Charts and diagrams as code

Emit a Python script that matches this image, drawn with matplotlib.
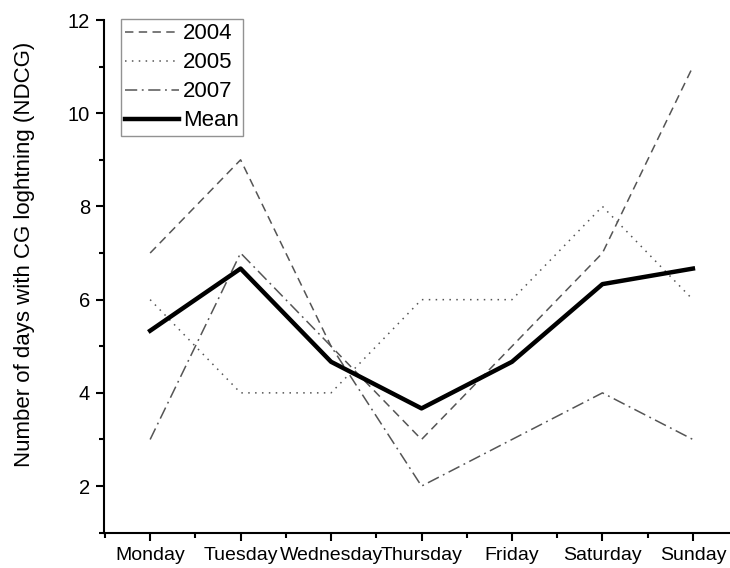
import matplotlib
matplotlib.use("Agg")
import matplotlib.pyplot as plt
from matplotlib.ticker import MultipleLocator

days = ["Monday", "Tuesday", "Wednesday", "Thursday", "Friday", "Saturday", "Sunday"]
y2004 = [7, 9, 5, 3, 5, 7, 11]
y2005 = [6, 4, 4, 6, 6, 8, 6]
y2007 = [3, 7, 5, 2, 3, 4, 3]
mean = [(a + b + c) / 3 for a, b, c in zip(y2004, y2005, y2007)]

plt.rcParams['font.family'] = ['Liberation Sans', 'DejaVu Sans']

fig = plt.figure(figsize=(7.3, 5.68), dpi=100)
ax = fig.add_axes([104/730, (568-532.7)/568, 1 - 104/730, (532.7-20)/568])

x = list(range(len(days)))
ax.plot(x, y2004, color='#555555', lw=1.1, linestyle=(0, (5.5, 3.5)), label='2004')
ax.plot(x, y2005, color='#555555', lw=1.1, linestyle=(0, (1, 3.5)), label='2005')
ax.plot(x, y2007, color='#555555', lw=1.1, linestyle=(0, (8, 3, 1.2, 3)), label='2007')
ax.plot(x, mean, color='black', lw=3.2, label='Mean')

ax.set_xlim(-0.51, 6.41)
ax.set_ylim(1, 12)
ax.set_xticks(x)
ax.set_xticklabels(days, fontsize=14)
ax.xaxis.set_minor_locator(MultipleLocator(0.5))
ax.set_yticks([2, 4, 6, 8, 10, 12])
ax.yaxis.set_minor_locator(MultipleLocator(1))
ax.tick_params(axis='y', labelsize=14.5)

for s in ['top', 'right']:
    ax.spines[s].set_visible(False)
for s in ['left', 'bottom']:
    ax.spines[s].set_linewidth(1.5)
ax.tick_params(which='major', direction='out', length=6, width=1.5, pad=4)
ax.tick_params(which='minor', direction='out', length=3.5, width=1.5)

ax.set_ylabel('Number of days with CG loghtning (NDCG)', fontsize=16)
ax.yaxis.set_label_coords(-0.110, 0.542)

leg = ax.legend(loc='upper left', bbox_to_anchor=(0.027, 1.002), fontsize=16,
                frameon=True, fancybox=False, handlelength=2.4, handletextpad=0.2,
                borderpad=0.2, labelspacing=0.36, borderaxespad=0.0)
leg.get_frame().set_edgecolor('#777777')
leg.get_frame().set_linewidth(1.0)

fig.savefig('out.png', dpi=100)
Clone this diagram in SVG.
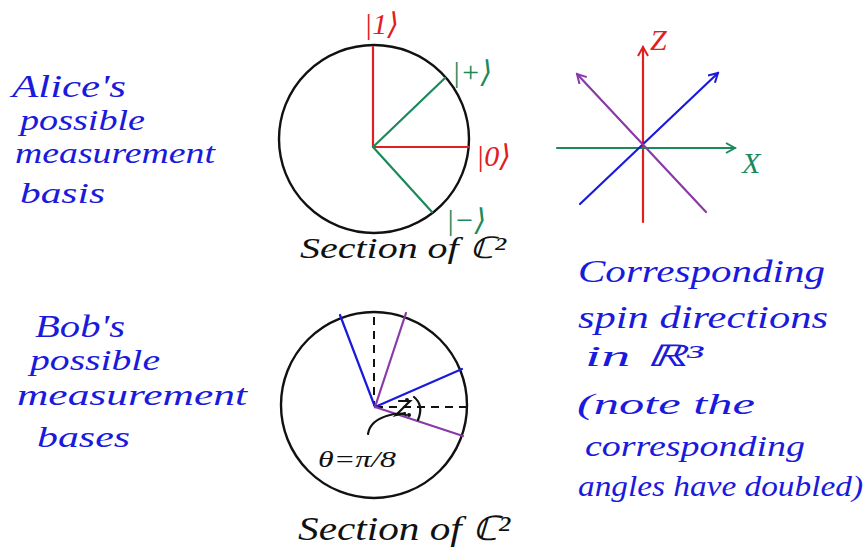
<svg xmlns="http://www.w3.org/2000/svg" width="865" height="553" viewBox="0 0 865 553">
<defs>
<style>
.hand{font-family:"Liberation Serif","DejaVu Serif",serif;font-style:italic}
.blue{fill:#1a1adc}
.red{fill:#e02020}
.green{fill:#1a8a5a}
.blk{fill:#111}
.ln{fill:none;stroke-width:2.2;stroke-linecap:round}
.circ{fill:none;stroke:#111;stroke-width:2.4}
.dash{fill:none;stroke:#111;stroke-width:2;stroke-dasharray:8 6}
</style>
<marker id="ah-r" viewBox="0 0 12 12" refX="10" refY="6" markerWidth="12" markerHeight="12" markerUnits="userSpaceOnUse" orient="auto"><path d="M1,1 L10,6 L1,11" fill="none" stroke="#e02020" stroke-width="2"/></marker>
<marker id="ah-g" viewBox="0 0 12 12" refX="10" refY="6" markerWidth="12" markerHeight="12" markerUnits="userSpaceOnUse" orient="auto"><path d="M1,1 L10,6 L1,11" fill="none" stroke="#1a8a5a" stroke-width="2"/></marker>
<marker id="ah-b" viewBox="0 0 12 12" refX="10" refY="6" markerWidth="12" markerHeight="12" markerUnits="userSpaceOnUse" orient="auto"><path d="M1,1 L10,6 L1,11" fill="none" stroke="#1a1adc" stroke-width="2"/></marker>
<marker id="ah-p" viewBox="0 0 12 12" refX="10" refY="6" markerWidth="12" markerHeight="12" markerUnits="userSpaceOnUse" orient="auto"><path d="M1,1 L10,6 L1,11" fill="none" stroke="#8a3aa8" stroke-width="2"/></marker>
</defs>
<rect width="865" height="553" fill="#fff"/>

<g id="alice-label" class="hand blue">
<text x="12" y="97" font-size="32" textLength="114" lengthAdjust="spacingAndGlyphs">Alice's</text>
<text x="20" y="130" font-size="30" textLength="125" lengthAdjust="spacingAndGlyphs">possible</text>
<text x="15" y="163" font-size="30" textLength="200" lengthAdjust="spacingAndGlyphs">measurement</text>
<text x="20" y="203" font-size="30" textLength="85" lengthAdjust="spacingAndGlyphs">basis</text>
</g>

<g id="bob-label" class="hand blue">
<text x="35" y="337" font-size="32" textLength="90" lengthAdjust="spacingAndGlyphs">Bob's</text>
<text x="30" y="370" font-size="30" textLength="130" lengthAdjust="spacingAndGlyphs">possible</text>
<text x="17" y="405" font-size="30" textLength="230" lengthAdjust="spacingAndGlyphs">measurement</text>
<text x="37" y="447" font-size="30" textLength="93" lengthAdjust="spacingAndGlyphs">bases</text>
</g>

<g id="alice-circle">
<ellipse class="circ" cx="374" cy="139" rx="95" ry="94"/>
<line class="ln" stroke="#e02020" x1="373" y1="147" x2="373" y2="47"/>
<line class="ln" stroke="#e02020" x1="373" y1="147" x2="469" y2="147"/>
<line class="ln" stroke="#1a8a5a" x1="373" y1="147" x2="445" y2="78"/>
<line class="ln" stroke="#1a8a5a" x1="373" y1="147" x2="432" y2="212"/>
<text class="hand red" x="364" y="34" font-size="30">|1⟩</text>
<text class="hand green" x="452" y="82" font-size="30">|+⟩</text>
<text class="hand red" x="476" y="166" font-size="30">|0⟩</text>
<text class="hand green" x="446" y="230" font-size="30">|−⟩</text>
<text class="hand blk" x="300" y="258" font-size="30" textLength="206" lengthAdjust="spacingAndGlyphs">Section of ℂ²</text>
</g>

<g id="bob-circle">
<circle class="circ" cx="374" cy="405" r="93"/>
<line class="dash" x1="374" y1="317" x2="374" y2="406"/>
<line class="dash" x1="375" y1="407" x2="466" y2="407"/>
<line class="ln" stroke="#1a1adc" x1="375" y1="407" x2="340" y2="315"/>
<line class="ln" stroke="#8a3aa8" x1="375" y1="407" x2="406" y2="313"/>
<line class="ln" stroke="#1a1adc" x1="375" y1="407" x2="462" y2="369"/>
<line class="ln" stroke="#8a3aa8" x1="375" y1="407" x2="463" y2="436"/>
<path class="ln" stroke="#111" d="M414,397 Q424,405 418,420"/>
<circle cx="407" cy="400" r="2" fill="#111"/>
<circle cx="409" cy="415" r="2" fill="#111"/>
<path class="ln" stroke="#111" d="M399,401 L410,401 L396,415 L405,413"/>
<path class="ln" stroke="#111" d="M368,434 Q370,420 390,415 Q400,412 406,415"/>
<text class="hand blk" x="318" y="467" font-size="24" textLength="78" lengthAdjust="spacingAndGlyphs">θ=π/8</text>
<text class="hand blk" x="298" y="540" font-size="34" textLength="212" lengthAdjust="spacingAndGlyphs">Section of ℂ²</text>
</g>

<g id="axes">
<line class="ln" stroke="#e02020" x1="643" y1="222" x2="643" y2="47" marker-end="url(#ah-r)"/>
<line class="ln" stroke="#1a8a5a" x1="557" y1="148" x2="735" y2="148" marker-end="url(#ah-g)"/>
<line class="ln" stroke="#1a1adc" x1="580" y1="204" x2="718" y2="73" marker-end="url(#ah-b)"/>
<line class="ln" stroke="#8a3aa8" x1="706" y1="212" x2="577" y2="74" marker-end="url(#ah-p)"/>
<text class="hand red" x="650" y="50" font-size="30">Z</text>
<text class="hand green" x="742" y="173" font-size="30">X</text>
</g>

<g id="spin-label" class="hand blue">
<text x="578" y="282" font-size="32" textLength="247" lengthAdjust="spacingAndGlyphs">Corresponding</text>
<text x="578" y="328" font-size="32" textLength="250" lengthAdjust="spacingAndGlyphs">spin directions</text>
<text x="585" y="366" font-size="30" textLength="118" lengthAdjust="spacingAndGlyphs">in ℝ³</text>
<text x="577" y="414" font-size="30" textLength="178" lengthAdjust="spacingAndGlyphs">(note the</text>
<text x="585" y="456" font-size="30" textLength="220" lengthAdjust="spacingAndGlyphs">corresponding</text>
<text x="578" y="496" font-size="30" textLength="285" lengthAdjust="spacingAndGlyphs">angles have doubled)</text>
</g>
</svg>
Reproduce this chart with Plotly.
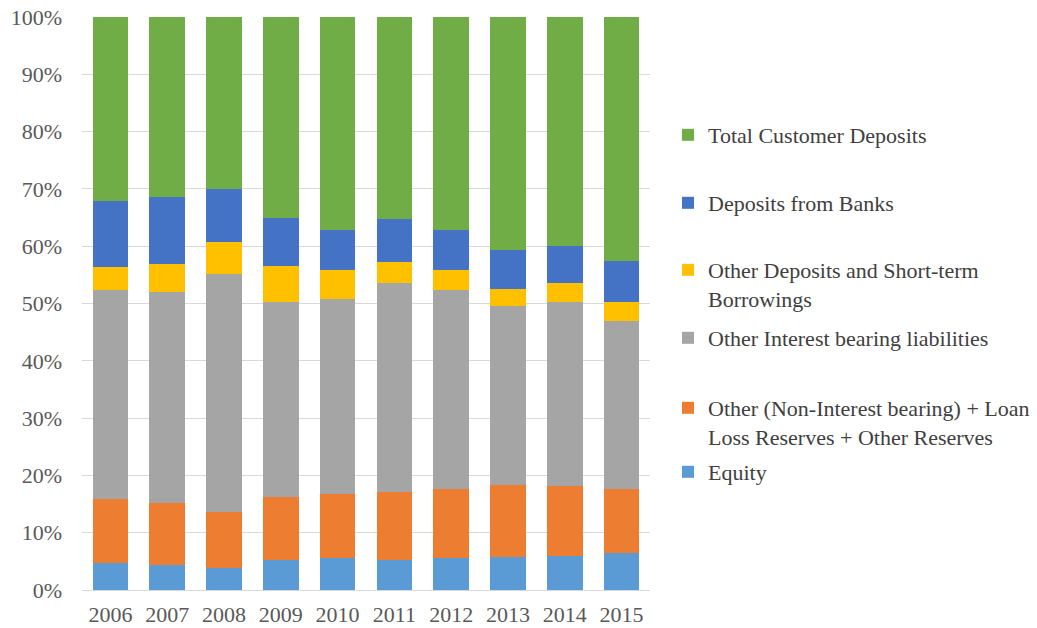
import plotly.graph_objects as go

# Funding structure, share of total liabilities and equity (%)
years = ["2006", "2007", "2008", "2009", "2010", "2011", "2012", "2013", "2014", "2015"]

equity = [4.7, 4.3, 3.9, 5.2, 5.5, 5.2, 5.5, 5.8, 6.0, 6.4]
other_non_interest = [11.2, 10.9, 9.7, 11.1, 11.3, 11.9, 12.2, 12.5, 12.2, 11.3]
other_interest_bearing = [36.5, 36.8, 41.6, 34.0, 34.0, 36.5, 34.7, 31.2, 32.0, 29.3]
other_deposits_short_term = [4.0, 4.9, 5.5, 6.2, 5.1, 3.7, 3.5, 3.0, 3.4, 3.3]
deposits_from_banks = [11.5, 11.7, 9.3, 8.4, 7.0, 7.4, 7.0, 6.9, 6.5, 7.2]
total_customer_deposits = [32.1, 31.4, 30.0, 35.1, 37.1, 35.3, 37.1, 40.6, 39.9, 42.5]

y_ticks = list(range(0, 101, 10))
y_tick_labels = [f"{v}%" for v in y_ticks]

# (name shown in legend, values, colour, legend id, first-line centre in px)
series = [
    ("Equity", equity, "#5B9BD5", "legend6", 474),
    ("Other (Non-Interest bearing) + Loan<br>Loss Reserves + Other Reserves",
     other_non_interest, "#ED7D31", "legend5", 410),
    ("Other Interest bearing liabilities", other_interest_bearing, "#A5A5A5", "legend4", 340),
    ("Other Deposits and Short-term<br>Borrowings", other_deposits_short_term, "#FFC000", "legend3", 272),
    ("Deposits from Banks", deposits_from_banks, "#4472C4", "legend2", 205),
    ("Total Customer Deposits", total_customer_deposits, "#70AD47", "legend", 137),
]

W, H = 1037, 628
FONT = "Liberation Serif, Times New Roman, serif"
TEXT = "#595959"

fig = go.Figure()
for name, vals, color, leg, _ in series:
    fig.add_trace(go.Bar(
        x=years, y=vals, name=name, legend=leg,
        marker=dict(color=color, line=dict(width=0)),
    ))

layout_legends = {}
for name, vals, color, leg, cy in series:
    layout_legends[leg] = dict(
        xref="container", yref="container",
        x=668 / W, y=1 - (cy - 23) / H,
        xanchor="left", yanchor="top",
        valign="top",
        font=dict(family=FONT, size=22, color="#404040"),
        bgcolor="rgba(0,0,0,0)", borderwidth=0,
    )

fig.update_layout(
    width=W, height=H,
    margin=dict(l=82, r=W - 650, t=17, b=H - 590, pad=0, autoexpand=False),
    barmode="stack", bargap=0.37,
    plot_bgcolor="white", paper_bgcolor="white",
    font=dict(family=FONT, size=22, color=TEXT),
    showlegend=True,
    **layout_legends,
)
fig.update_xaxes(
    showgrid=False, showline=True, linecolor="#D9D9D9", linewidth=1,
    ticks="", tickfont=dict(family=FONT, size=22, color=TEXT),
    ticklabelstandoff=5, automargin=False,
)
fig.update_yaxes(
    range=[0, 100], tickmode="array", tickvals=y_ticks, ticktext=y_tick_labels,
    showgrid=True, gridcolor="#D9D9D9", gridwidth=1,
    zeroline=False, showline=False, ticks="",
    tickfont=dict(family=FONT, size=22, color=TEXT),
    ticklabelstandoff=19, automargin=False,
)

fig.write_html("out.html")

WHAT YOU WILL DO:
In the listing above, find the line containing "Reproduce this chart with Plotly." and the line containing "v in y_ticks]", then return both of them and every line between, exactly, without pictures.

OUTPUT FOR THIS TASK:
Reproduce this chart with Plotly.
import plotly.graph_objects as go

# Funding structure, share of total liabilities and equity (%)
years = ["2006", "2007", "2008", "2009", "2010", "2011", "2012", "2013", "2014", "2015"]

equity = [4.7, 4.3, 3.9, 5.2, 5.5, 5.2, 5.5, 5.8, 6.0, 6.4]
other_non_interest = [11.2, 10.9, 9.7, 11.1, 11.3, 11.9, 12.2, 12.5, 12.2, 11.3]
other_interest_bearing = [36.5, 36.8, 41.6, 34.0, 34.0, 36.5, 34.7, 31.2, 32.0, 29.3]
other_deposits_short_term = [4.0, 4.9, 5.5, 6.2, 5.1, 3.7, 3.5, 3.0, 3.4, 3.3]
deposits_from_banks = [11.5, 11.7, 9.3, 8.4, 7.0, 7.4, 7.0, 6.9, 6.5, 7.2]
total_customer_deposits = [32.1, 31.4, 30.0, 35.1, 37.1, 35.3, 37.1, 40.6, 39.9, 42.5]

y_ticks = list(range(0, 101, 10))
y_tick_labels = [f"{v}%" for v in y_ticks]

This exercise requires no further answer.